Story: Amanda Valderrama // Photo: Fred Lopez
After an injury, local artist Carrie Knupp found a new way to express herself.
When it comes to motivation, any artist can truly aspire to be like Carrie Knupp. Carrie suffered an injury in June 2015 on the night of the grand opening of her studio. She tripped while carrying dishes and severed an artery in her right hand, paralyzing three fingers. This did not stop the Leesburg artist, however, as she created 138 paintings during the three months of her recovery. “
After surgery, I was supposed to paint 100 paintings for the Mount Dora Craft Festival. I asked the Lord, ‘How am I going to paint all these paintings? I’m right-handed,’” Carrie says. “The reply I got was, ‘You paint with your brain, use your other hand.’ So, I painted 138 paintings with my left hand.”
Though she has used most of the familiar mediums—watercolor, acrylic, charcoal, pastel, cartooning—Carrie has a unique style of painting now.
“I paint in molten beeswax. It is called encaustic, which is the Greek word ‘to burn in.’ I use a blowtorch to fuse each layer of wax,” Carrie says. “When I paint, I lose myself in what I am doing. Things happen I may not have planned but I believe were meant to be there.”

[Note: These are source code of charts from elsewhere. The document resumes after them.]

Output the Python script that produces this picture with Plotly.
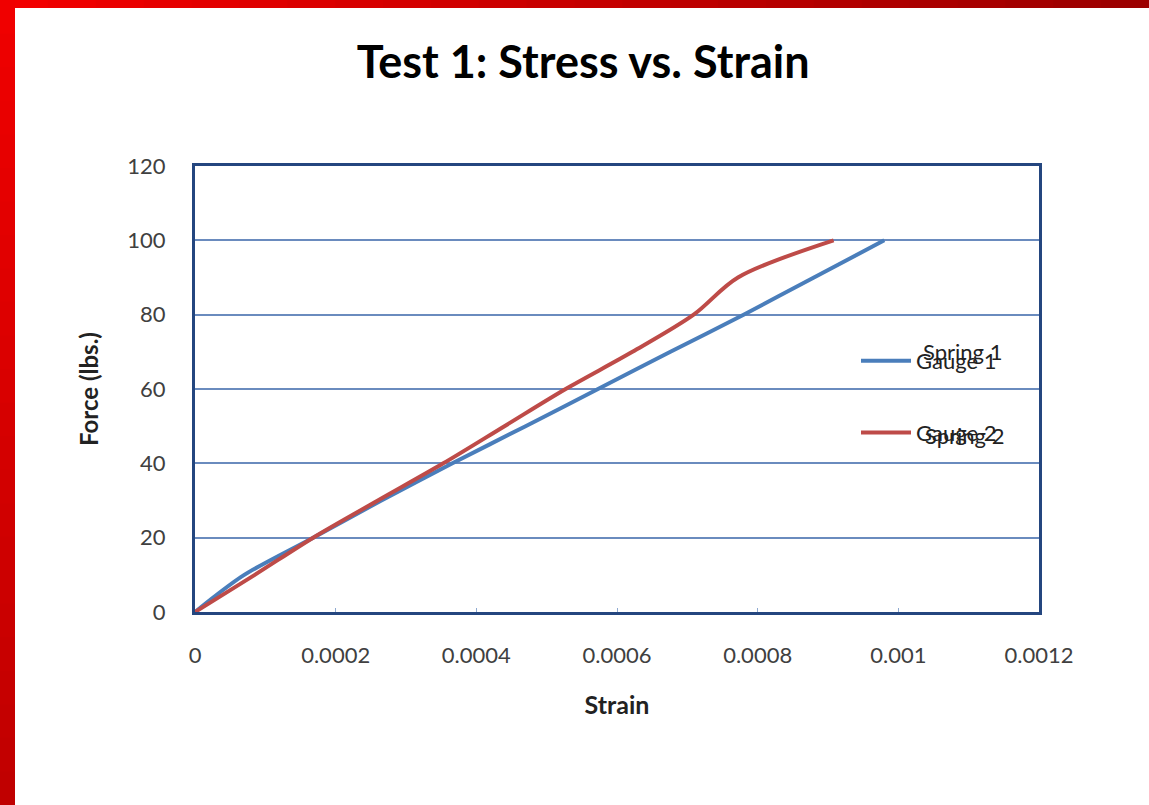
import plotly.graph_objects as go

# ---- data ----
spring1_strain = [0, 0.00003, 0.00007, 0.000168, 0.000265, 0.000366, 0.00047, 0.000573, 0.000676, 0.00078, 0.00088, 0.00098]
spring1_force = [0, 4.5, 10, 20, 30, 40, 50, 60, 70, 80, 90, 100]
spring2_strain = [0, 0.000085, 0.000168, 0.00026, 0.000353, 0.00044, 0.000527, 0.000622, 0.000709, 0.000772, 0.000908]
spring2_force = [0, 10, 20, 30, 40, 50, 60, 70, 80, 90, 100]
x_ticks = [0, 0.0002, 0.0004, 0.0006, 0.0008, 0.001, 0.0012]
x_tick_labels = ["0", "0.0002", "0.0004", "0.0006", "0.0008", "0.001", "0.0012"]
y_ticks = [0, 20, 40, 60, 80, 100, 120]

W, H = 1149, 805
L, R, T, B = 195, 110, 166, 193
PW, PH = W - L - R, H - T - B


def px_x(p):
    return (p - L) / PW


def px_y(p):
    return (H - B - p) / PH


FONT = "Lato, 'Open Sans', sans-serif"

fig = go.Figure()
fig.add_trace(go.Scatter(x=spring1_strain, y=spring1_force, mode="lines", name="Gauge 1",
                         legendgroup="g1", line=dict(color="#4A7EBB", width=4, shape="spline", smoothing=0.9)))
fig.add_trace(go.Scatter(x=spring2_strain, y=spring2_force, mode="lines", name="Gauge 2",
                         legendgroup="g2", line=dict(color="#BE4B48", width=4, shape="spline", smoothing=0.9)))

shapes = []
# red slide frame (approximate gradient with segments)
n = 24
for i in range(n):
    t = i / (n - 1)
    r = int(0xF2 + (0x9C - 0xF2) * t)
    shapes.append(dict(type="rect", xref="paper", yref="paper",
                       x0=px_x(W * i / n), x1=px_x(W * (i + 1) / n + 1), y0=px_y(8), y1=px_y(0),
                       fillcolor=f"rgb({r},0,0)", line=dict(width=0), layer="above"))
for i in range(n):
    t = i / (n - 1)
    r = int(0xF0 + (0xC0 - 0xF0) * t)
    shapes.append(dict(type="rect", xref="paper", yref="paper",
                       x0=px_x(0), x1=px_x(15), y0=px_y(H * i / n), y1=px_y(H * (i + 1) / n + 1),
                       fillcolor=f"rgb({r},0,0)", line=dict(width=0), layer="above"))

annotations = [
    dict(text="Spring 1", xref="paper", yref="paper", x=px_x(921), y=px_y(351), xanchor="left", yanchor="middle",
         showarrow=False, font=dict(family=FONT, size=22, color="#222222")),
    dict(text="Spring 2", xref="paper", yref="paper", x=px_x(923), y=px_y(435), xanchor="left", yanchor="middle",
         showarrow=False, font=dict(family=FONT, size=22, color="#222222")),
]

fig.update_layout(
    width=W, height=H,
    margin=dict(l=L, r=R, t=T, b=B),
    paper_bgcolor="white", plot_bgcolor="white",
    title=dict(text="<b>Test 1: Stress vs. Strain</b>", x=0.5075, xanchor="center", y=1 - 62 / H, yanchor="middle",
               font=dict(family=FONT, size=45, color="black")),
    font=dict(family=FONT, size=18, color="#404040"),
    showlegend=True,
    legend=dict(x=px_x(856), y=px_y(340), xanchor="left", yanchor="top", bgcolor="rgba(0,0,0,0)",
                font=dict(family=FONT, size=22, color="#222222"), tracegroupgap=40, traceorder="grouped",
                itemwidth=50),
    shapes=shapes,
    annotations=annotations,
)
fig.update_xaxes(range=[0, 0.0012], tickvals=x_ticks, ticktext=x_tick_labels,
                 showgrid=False, zeroline=False, showline=True, mirror=True, linecolor="#24467F", linewidth=3,
                 ticks="inside", ticklen=4, tickcolor="#8EA9D0", ticklabelstandoff=22,
                 tickfont=dict(family=FONT, size=22, color="#404040"),
                 title=dict(text="<b>Strain</b>", standoff=30, font=dict(family=FONT, size=25, color="#222222")))
fig.update_yaxes(range=[0, 120], tickvals=y_ticks,
                 showgrid=True, gridcolor="#6A8BBE", gridwidth=1.5, zeroline=False,
                 showline=True, mirror=True, linecolor="#24467F", linewidth=3,
                 ticks="", ticklabelstandoff=22,
                 tickfont=dict(family=FONT, size=22, color="#404040"),
                 title=dict(text="<b>Force (lbs.)</b>", standoff=22, font=dict(family=FONT, size=24, color="#222222")))

fig.write_html("out.html", config={"displayModeBar": False},
               post_script="document.body.style.margin='0';document.body.style.overflow='hidden';")
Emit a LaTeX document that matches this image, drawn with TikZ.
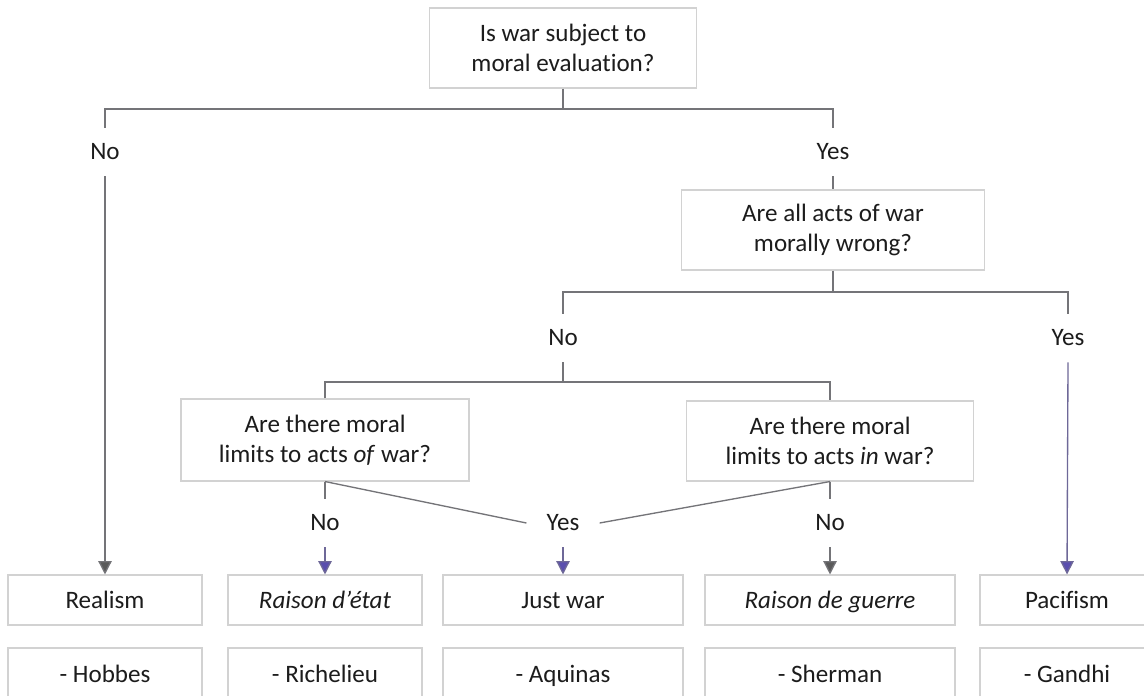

Carrie spends most days at her studio, Encaustic Guru, on Main Street in downtown Leesburg.
“A lot of my work is free form and relaxing to me and those I teach. Things I’ve gone through in my life inspire me. Those pieces are most important to me. They offer an avenue to help others. If I can help just one person, it is all worthwhile,” she says.
Carrie often receives positive feedback about her artwork.
“I remember when the Holocaust piece won the Award of Excellence and the People’s Choice for three straight months at the Maitland Jewish Center Holocaust Museum. It was for the 75th anniversary of the Holocaust,” Carrie says. “I had a price on the artwork, but a Jewish lady came up to me and said, ‘You must not sell this piece. This piece is of God; you must teach with this piece.’”
The woman’s words touched Carrie, who took the price off the painting.
“I began traveling and teaching with it, and so many people have thanked me for doing it. Some were descendants of Holocaust survivors, and some were experiencing hatred in their lives, as I have. Forgiveness is a big part of what I teach. My late husband taught me that a long time ago.”